> GOAL
Set the listing down again in full, word for word, with the pictures left out.

——

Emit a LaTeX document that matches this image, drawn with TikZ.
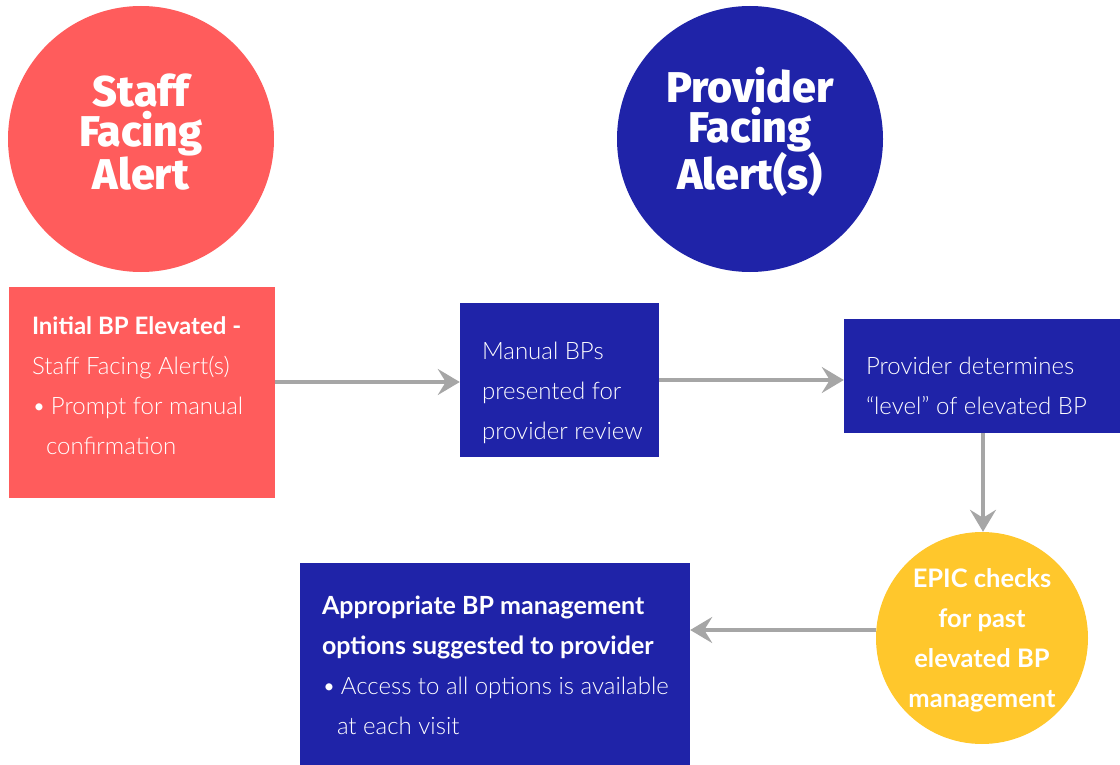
\documentclass[tikz,border=0pt]{standalone}
\usepackage{fontspec}
\setmainfont{Lato Light}[BoldFont=Lato Bold]
\newfontfamily\headfont{Fira Sans ExtraBold}
\usetikzlibrary{arrows.meta}
\definecolor{staffred}{HTML}{FF5C5C}
\definecolor{provblue}{HTML}{1F23A8}
\definecolor{epicgold}{HTML}{FFC72C}
\definecolor{flowgray}{HTML}{A6A6A6}
\tikzset{
  headcircle/.style={circle, minimum size=266pt, inner sep=0pt},
  headtext/.style={text=white, align=center, inner sep=0pt,
    font=\headfont\fontsize{43}{40}\selectfont},
  stepbox/.style={rectangle, inner sep=0pt},
  steptext/.style={anchor=west, text=white, align=left, inner sep=0pt,
    font=\fontsize{24}{40}\selectfont},
  flow/.style={draw=flowgray, line width=4pt,
    -{Stealth[length=22pt, width=26pt, inset=8pt]}},
}
\newcommand{\bulletitem}{\textbullet\hspace{5pt}}
\begin{document}
\begin{tikzpicture}[x=1pt, y=-1pt]
\useasboundingbox (0,0) rectangle (1120,765);

% section headings
\node[headcircle, fill=staffred] (staff) at (141,139) {};
\node[headtext, yshift=7pt] (staff-text) at (staff.center)
  {Staff\\Facing\\Alert};
\node[headcircle, fill=provblue] (prov) at (750,139) {};
\node[headtext, yshift=7pt] (prov-text) at (prov.center)
  {Provider\\Facing\\Alert(s)};

% process steps
\node[stepbox, fill=staffred, minimum width=266pt, minimum height=211pt]
  (initial) at (142,392.5) {};
\node[steptext, xshift=23pt, yshift=7pt] (initial-text) at (initial.west)
  {\textbf{Initial BP Elevated -}\\
   Staff Facing Alert(s)\\
   \bulletitem Prompt for manual\\
   \hspace*{14pt}confirmation};

\node[stepbox, fill=provblue, minimum width=199pt, minimum height=154pt]
  (manual) at (559.5,380) {};
\node[steptext, xshift=22pt, yshift=-13pt] (manual-text) at (manual.west)
  {Manual BPs\\presented for\\provider review};

\node[stepbox, fill=provblue, minimum width=276pt, minimum height=114pt]
  (level) at (982,376) {};
\node[steptext, xshift=22pt, yshift=-10pt] (level-text) at (level.west)
  {Provider determines\\``level'' of elevated BP};

\node[circle, fill=epicgold, minimum size=212pt, inner sep=0pt]
  (epic) at (982,638) {};
\node[text=white, align=center, inner sep=0pt, yshift=-2pt,
  font=\bfseries\fontsize{25.5}{40}\selectfont] (epic-text) at (epic.center)
  {EPIC checks\\for past\\elevated BP\\management};

\node[stepbox, fill=provblue, minimum width=390pt, minimum height=202pt]
  (options) at (495,664) {};
\node[steptext, xshift=22pt, yshift=-1pt] (options-text) at (options.west)
  {\textbf{\fontsize{25}{40}\selectfont Appropriate BP management}\\
   \textbf{\fontsize{25}{40}\selectfont options suggested to provider}\\
   \bulletitem Access to all options is available\\
   \hspace*{15pt}at each visit};

% connectors
\draw[flow] (initial.east |- 0,382) -- (manual.west |- 0,382);
\draw[flow] (manual.east |- 0,380) -- (level.west |- 0,380);
\draw[flow] (level.south -| 983,0) -- (epic.north -| 983,0);
\draw[flow] (epic.west |- 0,630) -- (options.east |- 0,630);
\end{tikzpicture}
\end{document}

——

> TASK OUTPUT
Emit a LaTeX document that matches this image, drawn with TikZ.
\documentclass[tikz,border=0pt]{standalone}
\usepackage{fontspec}
\setmainfont{Lato Light}[BoldFont=Lato Bold]
\newfontfamily\headfont{Fira Sans ExtraBold}
\usetikzlibrary{arrows.meta}
\definecolor{staffred}{HTML}{FF5C5C}
\definecolor{provblue}{HTML}{1F23A8}
\definecolor{epicgold}{HTML}{FFC72C}
\definecolor{flowgray}{HTML}{A6A6A6}
\tikzset{
  headcircle/.style={circle, minimum size=266pt, inner sep=0pt},
  headtext/.style={text=white, align=center, inner sep=0pt,
    font=\headfont\fontsize{43}{40}\selectfont},
  stepbox/.style={rectangle, inner sep=0pt},
  steptext/.style={anchor=west, text=white, align=left, inner sep=0pt,
    font=\fontsize{24}{40}\selectfont},
  flow/.style={draw=flowgray, line width=4pt,
    -{Stealth[length=22pt, width=26pt, inset=8pt]}},
}
\newcommand{\bulletitem}{\textbullet\hspace{5pt}}
\begin{document}
\begin{tikzpicture}[x=1pt, y=-1pt]
\useasboundingbox (0,0) rectangle (1120,765);

% section headings
\node[headcircle, fill=staffred] (staff) at (141,139) {};
\node[headtext, yshift=7pt] (staff-text) at (staff.center)
  {Staff\\Facing\\Alert};
\node[headcircle, fill=provblue] (prov) at (750,139) {};
\node[headtext, yshift=7pt] (prov-text) at (prov.center)
  {Provider\\Facing\\Alert(s)};

% process steps
\node[stepbox, fill=staffred, minimum width=266pt, minimum height=211pt]
  (initial) at (142,392.5) {};
\node[steptext, xshift=23pt, yshift=7pt] (initial-text) at (initial.west)
  {\textbf{Initial BP Elevated -}\\
   Staff Facing Alert(s)\\
   \bulletitem Prompt for manual\\
   \hspace*{14pt}confirmation};

\node[stepbox, fill=provblue, minimum width=199pt, minimum height=154pt]
  (manual) at (559.5,380) {};
\node[steptext, xshift=22pt, yshift=-13pt] (manual-text) at (manual.west)
  {Manual BPs\\presented for\\provider review};

\node[stepbox, fill=provblue, minimum width=276pt, minimum height=114pt]
  (level) at (982,376) {};
\node[steptext, xshift=22pt, yshift=-10pt] (level-text) at (level.west)
  {Provider determines\\``level'' of elevated BP};

\node[circle, fill=epicgold, minimum size=212pt, inner sep=0pt]
  (epic) at (982,638) {};
\node[text=white, align=center, inner sep=0pt, yshift=-2pt,
  font=\bfseries\fontsize{25.5}{40}\selectfont] (epic-text) at (epic.center)
  {EPIC checks\\for past\\elevated BP\\management};

\node[stepbox, fill=provblue, minimum width=390pt, minimum height=202pt]
  (options) at (495,664) {};
\node[steptext, xshift=22pt, yshift=-1pt] (options-text) at (options.west)
  {\textbf{\fontsize{25}{40}\selectfont Appropriate BP management}\\
   \textbf{\fontsize{25}{40}\selectfont options suggested to provider}\\
   \bulletitem Access to all options is available\\
   \hspace*{15pt}at each visit};

% connectors
\draw[flow] (initial.east |- 0,382) -- (manual.west |- 0,382);
\draw[flow] (manual.east |- 0,380) -- (level.west |- 0,380);
\draw[flow] (level.south -| 983,0) -- (epic.north -| 983,0);
\draw[flow] (epic.west |- 0,630) -- (options.east |- 0,630);
\end{tikzpicture}
\end{document}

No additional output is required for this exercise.